Work to be completed
Take the data below and copy exactly the lines starting at the one with "Write a LaTeX" and finishing at the one with "minimum width=3.26cm] (exped)", both included.

(Stored data entries)
• • •

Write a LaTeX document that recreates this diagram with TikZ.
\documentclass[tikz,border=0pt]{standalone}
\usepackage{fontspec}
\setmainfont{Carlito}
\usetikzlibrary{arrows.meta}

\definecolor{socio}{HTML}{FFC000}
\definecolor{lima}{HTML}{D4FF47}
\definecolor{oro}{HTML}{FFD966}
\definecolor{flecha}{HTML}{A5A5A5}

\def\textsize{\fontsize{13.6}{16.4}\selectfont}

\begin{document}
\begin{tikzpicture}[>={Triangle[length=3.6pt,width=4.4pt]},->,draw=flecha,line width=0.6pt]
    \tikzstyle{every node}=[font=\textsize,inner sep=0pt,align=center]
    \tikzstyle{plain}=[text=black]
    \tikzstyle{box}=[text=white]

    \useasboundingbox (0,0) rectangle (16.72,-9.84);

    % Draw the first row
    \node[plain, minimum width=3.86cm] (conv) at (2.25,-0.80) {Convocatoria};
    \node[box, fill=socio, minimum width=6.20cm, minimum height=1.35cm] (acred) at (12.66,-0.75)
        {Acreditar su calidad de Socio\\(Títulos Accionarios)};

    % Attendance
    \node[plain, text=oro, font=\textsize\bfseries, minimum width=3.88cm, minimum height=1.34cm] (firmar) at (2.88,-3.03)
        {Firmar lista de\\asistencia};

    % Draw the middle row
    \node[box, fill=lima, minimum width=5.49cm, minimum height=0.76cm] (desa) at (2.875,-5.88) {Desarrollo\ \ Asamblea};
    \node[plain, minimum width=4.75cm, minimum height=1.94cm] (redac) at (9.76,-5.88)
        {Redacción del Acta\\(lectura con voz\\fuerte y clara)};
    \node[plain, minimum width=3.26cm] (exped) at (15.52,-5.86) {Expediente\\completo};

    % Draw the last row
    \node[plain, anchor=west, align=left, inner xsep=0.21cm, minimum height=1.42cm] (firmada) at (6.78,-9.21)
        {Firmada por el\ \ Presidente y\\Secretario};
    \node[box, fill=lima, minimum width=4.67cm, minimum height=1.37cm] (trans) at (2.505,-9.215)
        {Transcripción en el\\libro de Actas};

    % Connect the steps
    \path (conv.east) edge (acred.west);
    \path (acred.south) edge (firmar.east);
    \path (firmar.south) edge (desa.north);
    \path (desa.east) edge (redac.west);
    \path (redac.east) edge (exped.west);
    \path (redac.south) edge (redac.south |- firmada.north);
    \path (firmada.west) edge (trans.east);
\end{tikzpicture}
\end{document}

• • •

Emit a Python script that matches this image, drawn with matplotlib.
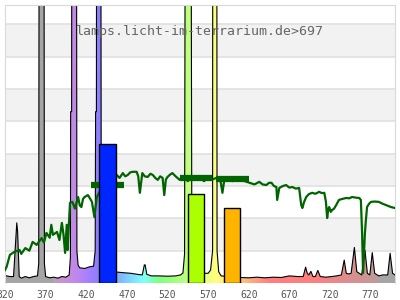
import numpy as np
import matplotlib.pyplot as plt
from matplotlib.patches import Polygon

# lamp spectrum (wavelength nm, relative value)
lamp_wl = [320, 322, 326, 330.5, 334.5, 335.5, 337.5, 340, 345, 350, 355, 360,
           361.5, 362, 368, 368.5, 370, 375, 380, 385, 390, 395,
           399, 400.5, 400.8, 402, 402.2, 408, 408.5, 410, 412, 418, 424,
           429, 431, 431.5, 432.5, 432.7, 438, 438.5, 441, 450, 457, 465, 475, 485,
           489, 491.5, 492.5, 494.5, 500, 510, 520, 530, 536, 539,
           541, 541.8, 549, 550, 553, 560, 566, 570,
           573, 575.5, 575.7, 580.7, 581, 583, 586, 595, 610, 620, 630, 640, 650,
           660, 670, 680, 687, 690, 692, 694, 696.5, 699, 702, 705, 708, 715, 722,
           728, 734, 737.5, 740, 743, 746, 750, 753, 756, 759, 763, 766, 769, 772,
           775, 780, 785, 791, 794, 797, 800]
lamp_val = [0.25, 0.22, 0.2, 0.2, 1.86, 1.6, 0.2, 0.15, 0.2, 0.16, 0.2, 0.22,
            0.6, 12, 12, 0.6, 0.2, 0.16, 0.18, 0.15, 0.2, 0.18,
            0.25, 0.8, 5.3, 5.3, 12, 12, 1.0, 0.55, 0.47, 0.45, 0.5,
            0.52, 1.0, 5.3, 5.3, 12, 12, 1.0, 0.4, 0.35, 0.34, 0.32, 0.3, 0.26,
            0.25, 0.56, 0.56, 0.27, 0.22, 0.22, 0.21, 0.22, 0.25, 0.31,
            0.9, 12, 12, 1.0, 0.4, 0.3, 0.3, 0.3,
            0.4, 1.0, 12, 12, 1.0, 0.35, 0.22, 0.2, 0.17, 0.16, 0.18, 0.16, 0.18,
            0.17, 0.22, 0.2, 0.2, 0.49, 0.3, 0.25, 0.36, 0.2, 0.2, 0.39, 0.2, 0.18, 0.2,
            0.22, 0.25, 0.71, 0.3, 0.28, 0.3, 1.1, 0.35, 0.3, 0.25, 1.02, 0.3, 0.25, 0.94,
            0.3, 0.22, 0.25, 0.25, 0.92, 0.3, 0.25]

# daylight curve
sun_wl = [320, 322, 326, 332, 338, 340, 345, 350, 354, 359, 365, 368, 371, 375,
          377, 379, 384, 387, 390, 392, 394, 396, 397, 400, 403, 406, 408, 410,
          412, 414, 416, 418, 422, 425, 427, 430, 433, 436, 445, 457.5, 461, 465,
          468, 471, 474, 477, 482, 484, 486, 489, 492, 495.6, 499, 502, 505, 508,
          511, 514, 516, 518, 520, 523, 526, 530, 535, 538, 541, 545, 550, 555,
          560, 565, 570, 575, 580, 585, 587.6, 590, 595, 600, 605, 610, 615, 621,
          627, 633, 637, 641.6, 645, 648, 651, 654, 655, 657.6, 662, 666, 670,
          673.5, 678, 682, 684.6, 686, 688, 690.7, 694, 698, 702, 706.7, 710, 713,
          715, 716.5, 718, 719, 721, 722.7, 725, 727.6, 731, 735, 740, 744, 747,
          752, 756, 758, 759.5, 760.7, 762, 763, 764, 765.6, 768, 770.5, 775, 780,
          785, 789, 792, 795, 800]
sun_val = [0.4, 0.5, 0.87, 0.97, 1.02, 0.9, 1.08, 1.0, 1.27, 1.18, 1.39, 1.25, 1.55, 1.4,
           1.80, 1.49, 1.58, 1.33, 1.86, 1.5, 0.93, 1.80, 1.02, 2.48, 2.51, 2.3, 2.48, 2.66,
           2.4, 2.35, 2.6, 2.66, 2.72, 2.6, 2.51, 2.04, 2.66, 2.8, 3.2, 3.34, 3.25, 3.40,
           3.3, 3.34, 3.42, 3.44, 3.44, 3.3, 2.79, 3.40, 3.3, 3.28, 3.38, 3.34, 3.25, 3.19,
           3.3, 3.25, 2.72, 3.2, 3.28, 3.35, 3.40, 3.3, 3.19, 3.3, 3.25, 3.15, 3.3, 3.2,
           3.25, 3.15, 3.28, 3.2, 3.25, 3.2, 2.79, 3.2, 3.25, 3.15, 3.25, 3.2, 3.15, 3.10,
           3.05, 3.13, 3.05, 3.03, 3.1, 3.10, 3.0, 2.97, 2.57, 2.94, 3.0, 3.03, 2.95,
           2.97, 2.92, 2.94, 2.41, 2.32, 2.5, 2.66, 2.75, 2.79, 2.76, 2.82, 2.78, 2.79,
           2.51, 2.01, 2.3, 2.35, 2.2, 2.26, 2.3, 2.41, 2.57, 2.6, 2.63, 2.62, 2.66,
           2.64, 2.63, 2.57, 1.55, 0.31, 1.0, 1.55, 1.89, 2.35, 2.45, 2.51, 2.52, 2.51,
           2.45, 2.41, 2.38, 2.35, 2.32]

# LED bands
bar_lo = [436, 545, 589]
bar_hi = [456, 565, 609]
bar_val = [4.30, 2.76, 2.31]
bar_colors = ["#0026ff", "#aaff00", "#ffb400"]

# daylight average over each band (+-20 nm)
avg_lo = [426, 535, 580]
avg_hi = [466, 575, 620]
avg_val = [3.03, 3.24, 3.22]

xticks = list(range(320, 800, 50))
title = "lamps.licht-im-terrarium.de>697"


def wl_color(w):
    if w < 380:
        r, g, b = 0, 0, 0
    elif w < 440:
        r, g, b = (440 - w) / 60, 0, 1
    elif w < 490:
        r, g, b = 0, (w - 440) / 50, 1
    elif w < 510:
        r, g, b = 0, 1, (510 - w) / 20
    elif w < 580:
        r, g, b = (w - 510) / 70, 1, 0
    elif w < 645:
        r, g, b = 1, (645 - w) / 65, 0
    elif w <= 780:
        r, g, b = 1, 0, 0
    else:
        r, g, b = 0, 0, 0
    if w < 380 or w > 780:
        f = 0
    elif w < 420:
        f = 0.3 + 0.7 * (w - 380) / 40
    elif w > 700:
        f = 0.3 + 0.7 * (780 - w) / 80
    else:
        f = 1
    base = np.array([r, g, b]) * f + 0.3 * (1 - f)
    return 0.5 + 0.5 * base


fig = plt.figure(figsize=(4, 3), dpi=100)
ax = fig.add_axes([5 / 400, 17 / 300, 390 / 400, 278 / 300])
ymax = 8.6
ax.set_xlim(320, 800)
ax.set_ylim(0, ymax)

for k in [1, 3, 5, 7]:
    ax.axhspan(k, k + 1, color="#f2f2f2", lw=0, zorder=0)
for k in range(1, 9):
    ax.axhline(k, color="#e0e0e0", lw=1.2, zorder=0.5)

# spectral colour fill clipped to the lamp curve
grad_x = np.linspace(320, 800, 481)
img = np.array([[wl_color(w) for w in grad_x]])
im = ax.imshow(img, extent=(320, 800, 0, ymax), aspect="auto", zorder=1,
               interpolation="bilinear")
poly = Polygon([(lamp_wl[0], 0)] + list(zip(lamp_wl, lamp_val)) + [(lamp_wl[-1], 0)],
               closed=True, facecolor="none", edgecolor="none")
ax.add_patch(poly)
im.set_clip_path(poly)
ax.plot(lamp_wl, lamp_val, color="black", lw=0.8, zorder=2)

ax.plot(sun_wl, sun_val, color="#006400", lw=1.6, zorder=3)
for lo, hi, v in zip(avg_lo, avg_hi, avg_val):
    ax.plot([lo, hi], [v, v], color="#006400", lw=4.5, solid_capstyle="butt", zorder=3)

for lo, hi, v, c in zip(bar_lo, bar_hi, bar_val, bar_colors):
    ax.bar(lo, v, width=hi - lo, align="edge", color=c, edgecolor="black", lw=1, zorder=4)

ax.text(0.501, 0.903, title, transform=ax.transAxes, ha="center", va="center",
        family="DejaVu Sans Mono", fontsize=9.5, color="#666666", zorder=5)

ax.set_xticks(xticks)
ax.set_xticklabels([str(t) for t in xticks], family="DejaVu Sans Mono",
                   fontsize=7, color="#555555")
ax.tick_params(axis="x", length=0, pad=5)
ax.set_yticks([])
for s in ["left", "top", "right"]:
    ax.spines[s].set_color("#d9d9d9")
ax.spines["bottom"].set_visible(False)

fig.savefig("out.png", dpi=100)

• • •

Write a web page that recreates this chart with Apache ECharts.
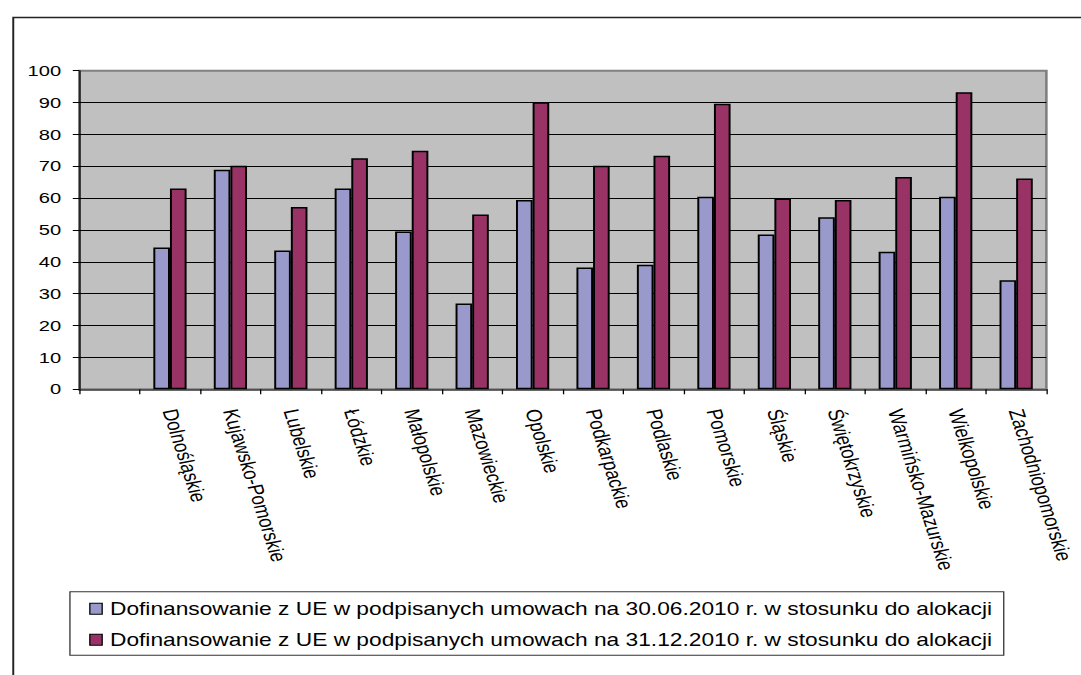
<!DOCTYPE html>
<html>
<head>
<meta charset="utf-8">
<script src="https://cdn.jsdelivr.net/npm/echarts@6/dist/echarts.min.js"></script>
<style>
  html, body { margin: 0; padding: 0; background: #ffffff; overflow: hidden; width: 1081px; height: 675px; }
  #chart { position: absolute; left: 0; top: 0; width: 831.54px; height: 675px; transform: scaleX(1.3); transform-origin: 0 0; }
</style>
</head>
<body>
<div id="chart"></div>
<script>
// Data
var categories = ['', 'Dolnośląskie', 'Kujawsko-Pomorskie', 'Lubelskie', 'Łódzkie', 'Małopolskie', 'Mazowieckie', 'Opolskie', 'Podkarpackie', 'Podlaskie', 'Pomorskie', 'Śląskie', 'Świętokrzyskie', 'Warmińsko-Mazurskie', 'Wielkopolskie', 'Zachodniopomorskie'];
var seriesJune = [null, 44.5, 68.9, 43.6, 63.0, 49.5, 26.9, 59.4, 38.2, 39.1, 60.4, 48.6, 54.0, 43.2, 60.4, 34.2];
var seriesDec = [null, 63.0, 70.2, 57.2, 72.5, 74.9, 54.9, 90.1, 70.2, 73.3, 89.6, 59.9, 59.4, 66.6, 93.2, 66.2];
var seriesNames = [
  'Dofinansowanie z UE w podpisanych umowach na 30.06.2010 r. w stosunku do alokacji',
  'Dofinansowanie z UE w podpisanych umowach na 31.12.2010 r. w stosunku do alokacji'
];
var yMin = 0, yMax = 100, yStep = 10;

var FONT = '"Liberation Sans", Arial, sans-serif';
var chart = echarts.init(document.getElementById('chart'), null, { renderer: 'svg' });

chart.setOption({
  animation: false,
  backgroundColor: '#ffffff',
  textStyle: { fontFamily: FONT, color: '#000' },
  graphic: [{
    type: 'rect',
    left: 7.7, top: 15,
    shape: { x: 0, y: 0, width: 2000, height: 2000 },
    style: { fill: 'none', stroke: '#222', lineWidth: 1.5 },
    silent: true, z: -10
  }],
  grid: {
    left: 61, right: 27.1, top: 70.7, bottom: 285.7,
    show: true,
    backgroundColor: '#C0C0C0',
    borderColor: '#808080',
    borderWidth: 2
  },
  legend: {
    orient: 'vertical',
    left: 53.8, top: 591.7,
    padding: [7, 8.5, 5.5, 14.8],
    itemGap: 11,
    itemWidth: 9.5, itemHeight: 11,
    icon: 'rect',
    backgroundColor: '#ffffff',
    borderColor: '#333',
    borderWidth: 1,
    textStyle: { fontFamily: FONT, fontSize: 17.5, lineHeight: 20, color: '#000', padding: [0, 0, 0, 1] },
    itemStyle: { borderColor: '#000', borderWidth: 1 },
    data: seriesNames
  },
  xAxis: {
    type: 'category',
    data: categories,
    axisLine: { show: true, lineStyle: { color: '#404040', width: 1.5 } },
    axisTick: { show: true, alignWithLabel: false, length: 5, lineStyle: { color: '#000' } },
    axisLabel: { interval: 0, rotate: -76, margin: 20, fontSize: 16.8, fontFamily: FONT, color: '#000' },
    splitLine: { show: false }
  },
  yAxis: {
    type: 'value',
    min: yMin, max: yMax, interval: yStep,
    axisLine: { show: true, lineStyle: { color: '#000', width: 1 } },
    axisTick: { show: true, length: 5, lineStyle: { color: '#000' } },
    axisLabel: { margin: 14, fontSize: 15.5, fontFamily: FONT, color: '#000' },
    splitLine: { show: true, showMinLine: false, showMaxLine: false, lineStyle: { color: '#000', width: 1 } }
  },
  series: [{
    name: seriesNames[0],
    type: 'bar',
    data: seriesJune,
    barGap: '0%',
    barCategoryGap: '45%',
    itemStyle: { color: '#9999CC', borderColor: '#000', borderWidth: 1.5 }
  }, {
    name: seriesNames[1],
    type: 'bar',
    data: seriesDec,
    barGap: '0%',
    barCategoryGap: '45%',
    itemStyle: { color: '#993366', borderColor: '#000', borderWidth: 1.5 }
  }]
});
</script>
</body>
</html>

• • •

Correct answer
Write a LaTeX document that recreates this diagram with TikZ.
\documentclass[tikz,border=0pt]{standalone}
\usepackage{fontspec}
\setmainfont{Carlito}
\usetikzlibrary{arrows.meta}

\definecolor{socio}{HTML}{FFC000}
\definecolor{lima}{HTML}{D4FF47}
\definecolor{oro}{HTML}{FFD966}
\definecolor{flecha}{HTML}{A5A5A5}

\def\textsize{\fontsize{13.6}{16.4}\selectfont}

\begin{document}
\begin{tikzpicture}[>={Triangle[length=3.6pt,width=4.4pt]},->,draw=flecha,line width=0.6pt]
    \tikzstyle{every node}=[font=\textsize,inner sep=0pt,align=center]
    \tikzstyle{plain}=[text=black]
    \tikzstyle{box}=[text=white]

    \useasboundingbox (0,0) rectangle (16.72,-9.84);

    % Draw the first row
    \node[plain, minimum width=3.86cm] (conv) at (2.25,-0.80) {Convocatoria};
    \node[box, fill=socio, minimum width=6.20cm, minimum height=1.35cm] (acred) at (12.66,-0.75)
        {Acreditar su calidad de Socio\\(Títulos Accionarios)};

    % Attendance
    \node[plain, text=oro, font=\textsize\bfseries, minimum width=3.88cm, minimum height=1.34cm] (firmar) at (2.88,-3.03)
        {Firmar lista de\\asistencia};

    % Draw the middle row
    \node[box, fill=lima, minimum width=5.49cm, minimum height=0.76cm] (desa) at (2.875,-5.88) {Desarrollo\ \ Asamblea};
    \node[plain, minimum width=4.75cm, minimum height=1.94cm] (redac) at (9.76,-5.88)
        {Redacción del Acta\\(lectura con voz\\fuerte y clara)};
    \node[plain, minimum width=3.26cm] (exped) at (15.52,-5.86) {Expediente\\completo};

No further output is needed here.